<<<<

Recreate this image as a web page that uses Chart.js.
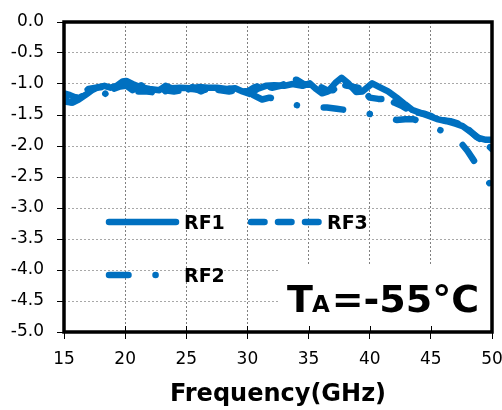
<!DOCTYPE html>
<html>
<head>
<meta charset="utf-8">
<script src="https://cdn.jsdelivr.net/npm/chart.js@4.4.0/dist/chart.umd.min.js"></script>
<style>
    html, body { margin: 0; padding: 0; background: #fff; }
</style>
</head>
<body>
<canvas id="grafico" width="502" height="410"></canvas>
<script>
// Pérdida de inserción medida en cada puerto (frecuencia en GHz, pérdida en dB)
var frecRF1 = [15, 15.3, 15.7, 16.2, 16.8, 17.3, 17.8, 18.3, 18.8, 19.3, 19.8, 20.1, 20.6, 21.2, 22, 22.8, 23.3, 23.8, 24.5, 25.3,
    26, 26.8, 27.5, 28.3, 29, 29.6, 30.2, 30.8, 31.5, 32.2, 33, 33.7, 34.5, 35.1, 35.6, 36.1, 36.6, 37.2, 37.7, 38.2,
    38.9, 39.4, 40.2, 40.8, 41.5, 42.2, 42.9, 43.5, 44.2, 44.9, 45.6, 46.3, 47, 47.6, 48.3, 48.9, 49.5, 50];
var perdidaRF1 = [-1.22, -1.28, -1.3, -1.25, -1.17, -1.1, -1.05, -1.03, -1.06, -1.03, -0.96, -0.95, -1.0, -1.05, -1.08, -1.1, -1.03, -1.07, -1.06, -1.07,
    -1.05, -1.06, -1.06, -1.08, -1.07, -1.12, -1.16, -1.08, -1.03, -1.02, -1.03, -1.0, -1.03, -0.99, -1.08, -1.15, -1.12, -0.98, -0.9, -0.98,
    -1.13, -1.12, -0.99, -1.05, -1.12, -1.22, -1.33, -1.42, -1.47, -1.52, -1.57, -1.6, -1.64, -1.68, -1.78, -1.87, -1.9, -1.9];

var frecRF2 = [15, 15.6, 16.3, 17, 17.6, 18.2, 18.6, 19.2, 19.9, 20.6, 21.3, 22, 22.7, 23.4, 24.1, 24.8, 25.5, 26.2, 26.9, 27.6,
    28.3, 29, 29.7, 30.4, 31.2, 31.8, 32.4, 33, 33.7, 34.3, 35, 35.8, 36.5, 37.3, 38.1, 38.8, 39.5, 40.2, 40.8, 41.5,
    42.2, 42.9, 43.6, 44.4, 45, 45.6, 46.4, 47, 47.5, 48, 48.4, 49, 49.6, 49.9];
var perdidaRF2 = [-1.28, -1.3, -1.22, -1.12, -1.08, -1.12, -1.2, -1.08, -1.0, -1.1, -1.02, -1.12, -1.04, -1.13, -1.05, -1.13, -1.05, -1.12, -1.04, -1.12,
    -1.05, -1.14, -1.08, -1.17, -1.25, -1.22, -1.25, -1.28, -1.33, -1.35, -1.38, -1.38, -1.38, -1.4, -1.42, -1.44, -1.47, -1.49, -1.5, -1.54,
    -1.58, -1.57, -1.57, -1.62, -1.68, -1.73, -1.8, -1.9, -1.96, -2.08, -2.2, -2.38, -2.55, -2.63];

var frecRF3 = [15, 15.5, 16, 16.5, 17, 17.6, 18.2, 19, 19.6, 20.4, 21, 21.8, 22.5, 23.2, 24, 24.8, 25.5, 26.3, 27, 27.8,
    28.5, 29.2, 30, 30.6, 31.3, 32, 32.7, 33.4, 34, 34.6, 35.3, 36, 36.5, 37, 37.6, 38.2, 38.8, 39.4, 40, 40.7,
    41.4, 42, 42.6, 43.2, 43.8, 44.5, 45.2, 45.9, 46.6, 47.3, 48, 48.7, 49.3, 50];
var perdidaRF3 = [-1.15, -1.18, -1.22, -1.15, -1.08, -1.06, -1.05, -1.08, -1.04, -1.02, -1.12, -1.12, -1.14, -1.1, -1.12, -1.1, -1.08, -1.1, -1.08, -1.1,
    -1.12, -1.1, -1.12, -1.05, -1.02, -1.06, -1.03, -0.96, -0.93, -1.0, -1.02, -1.05, -1.1, -1.1, -1.0, -1.03, -1.05, -1.08, -1.22, -1.24,
    -1.24, -1.3, -1.35, -1.42, -1.46, -1.48, -1.53, -1.58, -1.6, -1.64, -1.72, -1.85, -1.92, -2.05];

// Marcas de los ejes
var marcasX = [15, 20, 25, 30, 35, 40, 45, 50];
var marcasY = [0, -0.5, -1, -1.5, -2, -2.5, -3, -3.5, -4, -4.5, -5];

var azul = '#0070C0';
var fuente = "'DejaVu Sans', Verdana, sans-serif";

function puntos(frec, perdida) {
    var lista = [];
    for (var i = 0; i < frec.length; i++) {
        lista.push({ x: frec[i], y: perdida[i] });
    }
    return lista;
}

function serie(nombre, frec, perdida, trazo) {
    return {
        label: nombre,
        data: puntos(frec, perdida),
        borderColor: azul,
        borderWidth: 6.5,
        borderDash: trazo,
        borderCapStyle: 'round',
        borderJoinStyle: 'round',
        pointRadius: 0,
        tension: 0,
        fill: false
    };
}

// Recuadro blanco con la temperatura, debajo de las curvas
var recuadroTemp = {
    id: 'recuadroTemp',
    beforeDatasetsDraw: function(chart) {
        var ctx = chart.ctx;
        var a = chart.chartArea;
        ctx.save();
        ctx.fillStyle = '#fff';
        ctx.fillRect(a.left + 214, a.top + 243, a.right - a.left - 214, a.bottom - a.top - 243);
        // marcas interiores del eje X
        var escX = chart.scales.x;
        ctx.strokeStyle = '#000';
        ctx.lineWidth = 1;
        marcasX.forEach(function(v) {
            var px = Math.round(escX.getPixelForValue(v)) + 0.5;
            ctx.beginPath();
            ctx.moveTo(px, a.bottom - 6);
            ctx.lineTo(px, a.bottom);
            ctx.stroke();
        });
        ctx.restore();
    }
};

// Marco, leyenda y rótulo de temperatura
var decoracion = {
    id: 'decoracion',
    afterDatasetsDraw: function(chart) {
        var ctx = chart.ctx;
        var a = chart.chartArea;
        ctx.save();

        ctx.strokeStyle = '#000';
        ctx.lineWidth = 3.5;
        ctx.strokeRect(a.left, a.top, a.right - a.left, a.bottom - a.top);

        // leyenda dentro del área de trazado
        var filas = [
            { ds: 0, x: a.left + 45, y: a.top + 200, largo: 67 },
            { ds: 2, x: a.left + 187, y: a.top + 200, largo: 67.5 },
            { ds: 1, x: a.left + 45, y: a.top + 253, largo: 47 }
        ];
        filas.forEach(function(f) {
            var d = chart.data.datasets[f.ds];
            ctx.strokeStyle = d.borderColor;
            ctx.lineWidth = d.borderWidth;
            ctx.lineCap = 'round';
            ctx.setLineDash(d.borderDash);
            ctx.beginPath();
            ctx.moveTo(f.x, f.y);
            ctx.lineTo(f.x + f.largo, f.y);
            ctx.stroke();
            ctx.setLineDash([]);
            ctx.fillStyle = '#000';
            ctx.font = 'bold 19px ' + fuente;
            ctx.textBaseline = 'alphabetic';
            ctx.textAlign = 'left';
            var xTexto = f.ds === 2 ? a.left + 263 : a.left + 120;
            ctx.fillText(d.label, xTexto, f.y + 7);
        });

        // T_A = -55 °C
        var base = a.top + 290;
        var x = a.left + 223;
        ctx.fillStyle = '#000';
        ctx.font = 'bold 38px ' + fuente;
        ctx.fillText('T', x, base);
        x += ctx.measureText('T').width - 1;
        ctx.font = 'bold 23px ' + fuente;
        ctx.fillText('A', x, base);
        x += ctx.measureText('A').width + 2;
        ctx.font = 'bold 38px ' + fuente;
        ctx.fillText('=-55°C', x, base);

        ctx.restore();
    }
};

var ctx = document.getElementById('grafico').getContext('2d');
var grafico = new Chart(ctx, {
    type: 'line',
    data: {
        datasets: [
            serie('RF1', frecRF1, perdidaRF1, []),
            serie('RF2', frecRF2, perdidaRF2, [19.5, 27, 0.1, 27]),
            serie('RF3', frecRF3, perdidaRF3, [13.5, 13.5])
        ]
    },
    options: {
        responsive: false,
        animation: false,
        layout: { padding: { top: 22, right: 10, left: 0, bottom: 0 } },
        plugins: {
            legend: { display: false },
            tooltip: { enabled: false }
        },
        scales: {
            x: {
                type: 'linear',
                min: 15,
                max: 50,
                afterBuildTicks: function(escala) {
                    escala.ticks = marcasX.map(function(v) { return { value: v }; });
                },
                afterFit: function(escala) {
                    escala.height = 78;
                    escala.paddingLeft = 0;
                    escala.paddingRight = 0;
                },
                ticks: {
                    color: '#000',
                    padding: 10,
                    maxRotation: 0,
                    font: { family: fuente, size: 17 }
                },
                grid: {
                    color: '#808080',
                    lineWidth: 1,
                    borderDash: [2, 2],
                    tickColor: '#000',
                    tickLength: 7,
                    tickWidth: 1
                },
                border: { display: false, dash: [2, 2] },
                title: {
                    display: true,
                    text: 'Frequency(GHz)',
                    color: '#000',
                    font: { family: fuente, size: 24, weight: 'bold' },
                    padding: { top: 0, bottom: 1 }
                }
            },
            y: {
                min: -5,
                max: 0,
                afterBuildTicks: function(escala) {
                    escala.ticks = marcasY.map(function(v) { return { value: v }; });
                },
                afterFit: function(escala) {
                    escala.width = 64;
                    escala.paddingTop = 0;
                    escala.paddingBottom = 0;
                },
                ticks: {
                    color: '#000',
                    padding: 13,
                    font: { family: fuente, size: 17 },
                    callback: function(v) { return v.toFixed(1); }
                },
                grid: {
                    color: '#a8a8a8',
                    lineWidth: 1,
                    borderDash: [2, 2],
                    tickColor: '#000',
                    tickLength: 7,
                    tickWidth: 1
                },
                border: { display: false, dash: [2, 2] }
            }
        }
    },
    plugins: [recuadroTemp, decoracion]
});
</script>
</body>
</html>
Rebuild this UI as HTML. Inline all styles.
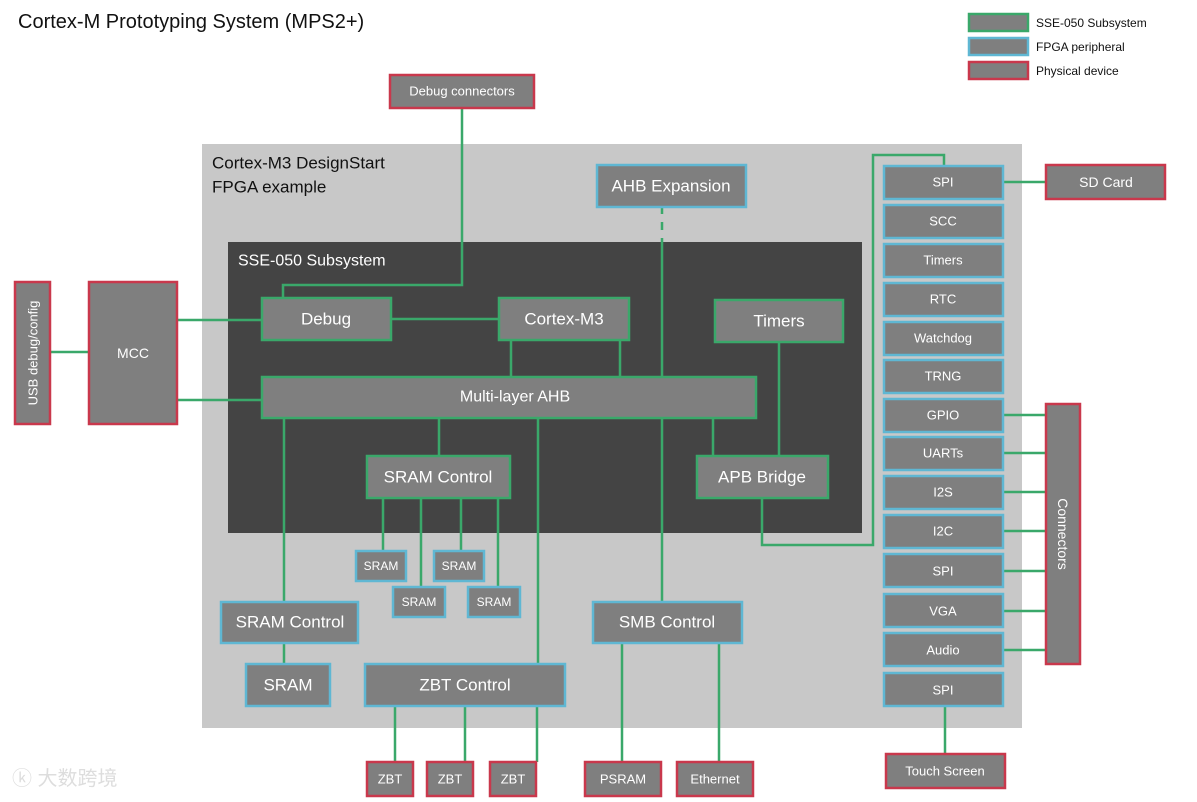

>>>>

WHAT THE EXERCISE ASKS →
Every line from the top of the entries through the line that holds "-2.38, -2.55, -2.63];" is to be quoted exactly, please, and nothing else; omit the pictures.

FULL RESPONSE →
Recreate this image as a web page that uses Chart.js.
<!DOCTYPE html>
<html>
<head>
<meta charset="utf-8">
<script src="https://cdn.jsdelivr.net/npm/chart.js@4.4.0/dist/chart.umd.min.js"></script>
<style>
    html, body { margin: 0; padding: 0; background: #fff; }
</style>
</head>
<body>
<canvas id="grafico" width="502" height="410"></canvas>
<script>
// Pérdida de inserción medida en cada puerto (frecuencia en GHz, pérdida en dB)
var frecRF1 = [15, 15.3, 15.7, 16.2, 16.8, 17.3, 17.8, 18.3, 18.8, 19.3, 19.8, 20.1, 20.6, 21.2, 22, 22.8, 23.3, 23.8, 24.5, 25.3,
    26, 26.8, 27.5, 28.3, 29, 29.6, 30.2, 30.8, 31.5, 32.2, 33, 33.7, 34.5, 35.1, 35.6, 36.1, 36.6, 37.2, 37.7, 38.2,
    38.9, 39.4, 40.2, 40.8, 41.5, 42.2, 42.9, 43.5, 44.2, 44.9, 45.6, 46.3, 47, 47.6, 48.3, 48.9, 49.5, 50];
var perdidaRF1 = [-1.22, -1.28, -1.3, -1.25, -1.17, -1.1, -1.05, -1.03, -1.06, -1.03, -0.96, -0.95, -1.0, -1.05, -1.08, -1.1, -1.03, -1.07, -1.06, -1.07,
    -1.05, -1.06, -1.06, -1.08, -1.07, -1.12, -1.16, -1.08, -1.03, -1.02, -1.03, -1.0, -1.03, -0.99, -1.08, -1.15, -1.12, -0.98, -0.9, -0.98,
    -1.13, -1.12, -0.99, -1.05, -1.12, -1.22, -1.33, -1.42, -1.47, -1.52, -1.57, -1.6, -1.64, -1.68, -1.78, -1.87, -1.9, -1.9];

var frecRF2 = [15, 15.6, 16.3, 17, 17.6, 18.2, 18.6, 19.2, 19.9, 20.6, 21.3, 22, 22.7, 23.4, 24.1, 24.8, 25.5, 26.2, 26.9, 27.6,
    28.3, 29, 29.7, 30.4, 31.2, 31.8, 32.4, 33, 33.7, 34.3, 35, 35.8, 36.5, 37.3, 38.1, 38.8, 39.5, 40.2, 40.8, 41.5,
    42.2, 42.9, 43.6, 44.4, 45, 45.6, 46.4, 47, 47.5, 48, 48.4, 49, 49.6, 49.9];
var perdidaRF2 = [-1.28, -1.3, -1.22, -1.12, -1.08, -1.12, -1.2, -1.08, -1.0, -1.1, -1.02, -1.12, -1.04, -1.13, -1.05, -1.13, -1.05, -1.12, -1.04, -1.12,
    -1.05, -1.14, -1.08, -1.17, -1.25, -1.22, -1.25, -1.28, -1.33, -1.35, -1.38, -1.38, -1.38, -1.4, -1.42, -1.44, -1.47, -1.49, -1.5, -1.54,
    -1.58, -1.57, -1.57, -1.62, -1.68, -1.73, -1.8, -1.9, -1.96, -2.08, -2.2, -2.38, -2.55, -2.63];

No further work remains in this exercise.